Gaussian Process Models#

This section provides an implementation of Gaussian process (GP) models. A GP can be defined as a stochastic process where any finite collection of random variables has a multivariate Gaussian distribution. Regression models using the concept of GPs can be used to model nonlinear functions effectively and also provide a measure of uncertainty in predictions on previously unseen data points. The process of constructing the GP model starts with setting a GP prior on the unknown nonlinear function, \(f\)

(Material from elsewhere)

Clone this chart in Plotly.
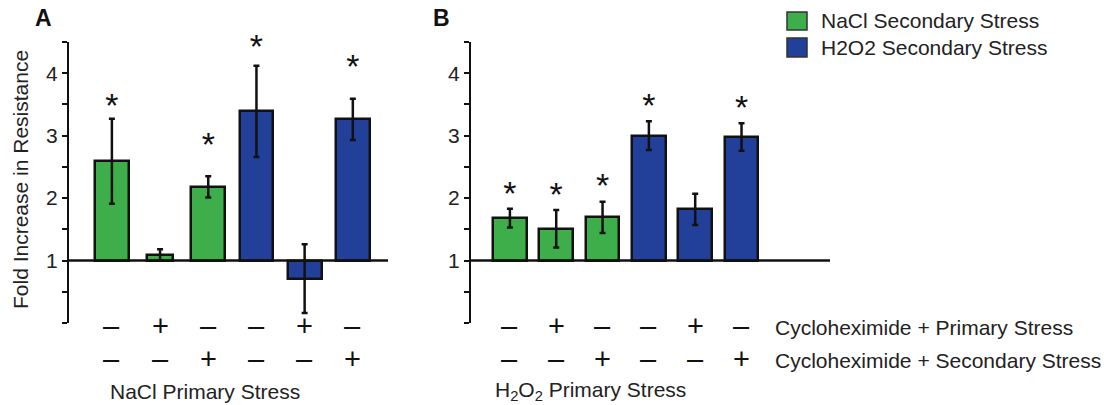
import plotly.graph_objects as go

# ---------------- data ----------------
cats_A = ["A1", "A2", "A3", "A4", "A5", "A6"]
cats_B = ["B1", "B2", "B3", "B4", "B5", "B6"]
series_A = ["NaCl", "NaCl", "NaCl", "H2O2", "H2O2", "H2O2"]
series_B = ["NaCl", "NaCl", "NaCl", "H2O2", "H2O2", "H2O2"]
values_A = [2.59, 1.09, 2.18, 3.39, 0.71, 3.26]
errors_A = [0.68, 0.09, 0.17, 0.73, 0.55, 0.33]
values_B = [1.68, 1.51, 1.69, 3.00, 1.82, 2.98]
errors_B = [0.15, 0.30, 0.25, 0.23, 0.25, 0.22]
star_A = [3.57, None, 2.95, 4.52, None, 4.20]
star_B = [2.17, 2.15, 2.30, 3.58, None, 3.55]
cyclo_primary = ["–", "+", "–", "–", "+", "–"]
cyclo_secondary = ["–", "–", "+", "–", "–", "+"]
legend_labels = ["NaCl Secondary Stress", "H2O2 Secondary Stress"]
row_labels = ["Cycloheximide + Primary Stress", "Cycloheximide + Secondary Stress"]
y_tickvals = [1, 2, 3, 4]
y_ticktext = ["1", "2", "3", "4"]
baseline = 1

# ---------------- styles ----------------
W, H = 1104, 405
FONT = "Liberation Sans, Arial, sans-serif"
COL = {"NaCl": "#3DAE49", "H2O2": "#22409A"}
INK = "#111111"
TXT = "#222222"
STAR_DROP = 0.14  # glyph '*' sits high in its text box


def px(x):
    return x / W


def py(y):
    return 1 - y / H


fig = go.Figure()


def add_panel(cats, series, vals, errs, stars, widths, xa, ya):
    fig.add_trace(go.Bar(
        x=cats, y=[v - baseline for v in vals], base=baseline,
        width=widths,
        marker=dict(color=[COL[s] for s in series],
                    line=dict(color=INK, width=2.5)),
        error_y=dict(type="data", array=errs, color=INK,
                     thickness=2.5, width=3),
        xaxis=xa, yaxis=ya, showlegend=False, hoverinfo="skip",
    ))
    sx = [c for c, s in zip(cats, stars) if s is not None]
    sy = [s - STAR_DROP for s in stars if s is not None]
    fig.add_trace(go.Scatter(
        x=sx, y=sy, mode="text", text=["*"] * len(sx),
        textposition="middle center", cliponaxis=False,
        textfont=dict(family=FONT, size=34, color=INK),
        xaxis=xa, yaxis=ya, showlegend=False, hoverinfo="skip",
    ))


add_panel(cats_A, series_A, values_A, errors_A, star_A,
          [0.7, 0.54, 0.7, 0.7, 0.7, 0.7], "x", "y")
add_panel(cats_B, series_B, values_B, errors_B, star_B,
          [0.73] * 6, "x2", "y2")

ydom = [py(323), py(42)]
yax = dict(range=[0, 4.5], tickvals=y_tickvals, ticktext=y_ticktext,
           showline=True, linecolor=INK, linewidth=2,
           ticks="outside", ticklen=5, tickwidth=2, tickcolor=INK,
           minor=dict(dtick=0.5, tick0=0, ticks="outside", ticklen=5,
                      tickwidth=2, tickcolor=INK, showgrid=False),
           showgrid=False, zeroline=False, domain=ydom, automargin=False,
           tickfont=dict(family=FONT, size=21, color=TXT))
xax = dict(showticklabels=False, showgrid=False, zeroline=False,
           showline=False, ticks="", type="category", automargin=False)

fig.update_layout(
    width=W, height=H, margin=dict(l=0, r=0, t=0, b=0, autoexpand=False),
    paper_bgcolor="white", plot_bgcolor="white",
    bargap=0,
    xaxis=dict(xax, domain=[px(69), px(388)], range=[-0.89, 5.73]),
    xaxis2=dict(xax, domain=[px(471), px(830)], range=[-0.84, 6.91]),
    yaxis=dict(yax, anchor="x"),
    yaxis2=dict(yax, anchor="x2"),
)

shapes = []
annots = []
# baseline lines at y = 1
for xr, yr in (("x domain", "y"), ("x2 domain", "y2")):
    shapes.append(dict(type="line", xref=xr, yref=yr, x0=0, x1=1,
                       y0=baseline, y1=baseline,
                       line=dict(color=INK, width=2.5)))


def note(x, y, text, size=21, xanchor="center", color=TXT, xref="paper", **kw):
    annots.append(dict(x=x, y=y, xref=xref, yref="paper", text=text,
                       xanchor=xanchor, yanchor="middle", showarrow=False,
                       font=dict(family=FONT, size=size, color=color), **kw))


# y-axis title
note(px(20), py(180), "Fold Increase in Resistance", textangle=-90)

# +/- rows
for cats, xr in ((cats_A, "x"), (cats_B, "x2")):
    for c, s1, s2 in zip(cats, cyclo_primary, cyclo_secondary):
        note(c, py(326), s1, size=29, color=INK, xref=xr)
        note(c, py(359), s2, size=29, color=INK, xref=xr)

for lbl, yy in zip(row_labels, (327, 360)):
    note(px(773), py(yy), lbl, xanchor="left")

note(px(205), py(391), "NaCl Primary Stress")
note(px(590), py(391), "H<sub>2</sub>O<sub>2</sub> Primary Stress")

# panel letters
note(px(44), py(18), "<b>A</b>", size=23, color=INK)
note(px(441), py(18), "<b>B</b>", size=23, color=INK)

# legend
for lbl, key, (y0, y1) in zip(legend_labels, ("NaCl", "H2O2"), ((12, 30), (38, 57))):
    shapes.append(dict(type="rect", xref="paper", yref="paper",
                       x0=px(787), x1=px(807), y0=py(y1), y1=py(y0),
                       fillcolor=COL[key], line=dict(color="#333333", width=1.5)))
    note(px(819), py((y0 + y1) / 2), lbl, xanchor="left")

fig.update_layout(shapes=shapes, annotations=annots)
fig.write_html("out.html", config={"displayModeBar": False},
               post_script="document.body.style.margin='0';document.body.style.overflow='hidden';")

\[p(f|X) = N(f; \mu(X), K(X,X)),\]

where \(X\) represents the training data points, \(\mu(X)\) represents the mean function and \(K(X,X)\) represents the covariance function. To obtain a prediction for an unseen data point, we first create the joint distribution between the training function values and the testing function values. This can be written as

\[\begin{split}p(f,f_*) = N(\begin{bmatrix} f \\ f_* \end{bmatrix}; \begin{bmatrix} \mu(X) \\ \mu(X_*) \end{bmatrix}, \begin{bmatrix} K(X,X) \quad K(X,X_*)\\ K(X_*,X) \quad K(X_*, X_*) \end{bmatrix}),\end{split}\]

where \(f_*\) are the testing function values. The posterior distribution can then be obtained by condition this multivariate Gaussian distribution on the known values of the data

\[p(f_*|X_*, D) = N(f_*; \mu_{f|D}(X_*), K_{f|D}(X_*,X_*)),\]

where

\(\mu_{f|D}(x) = \mu(x) + K(x,X)K(X,X)^{-1}(f-\mu(X)),\)

and

\(K_{f|D}(x, x') = K(x, x') - K(x, X)K(X,X)^{-1}K(X,x'),\)

and \(D\) represents the training data set of the model. If the data contains observation noise, then the only change required in the above posterior distribution is to change the mean and covariance function to

\(\mu_{f|D}(x) = \mu(x) + K(x,X)(K(X,X)+\sigma_n^2 I)^{-1}(f-\mu(X)),\)

and

\(K_{f|D}(x, x') = K(x, x')+\sigma_n^2 I - K(x, X)(K(X,X)+\sigma_n^2 I)^{-1}K(X,x'),\)

where \(\sigma_n^2\) represents the variance of the observation noise present in the data.

NOTE: A few notes for this section. Make sure to go through these before proceeding to run the code for this section.

This section requires the gpytorch and botorch packages. To install both of them, it is sufficient to run pip install botorch as gpytorch will be installed as a dependency while installing botorch.
Remember to make sure that you have downloaded and installed the latest release of the scimlstudio package before running the code in this section.
You may see a TqdmWarning when importing the packages. This can be safely ignored.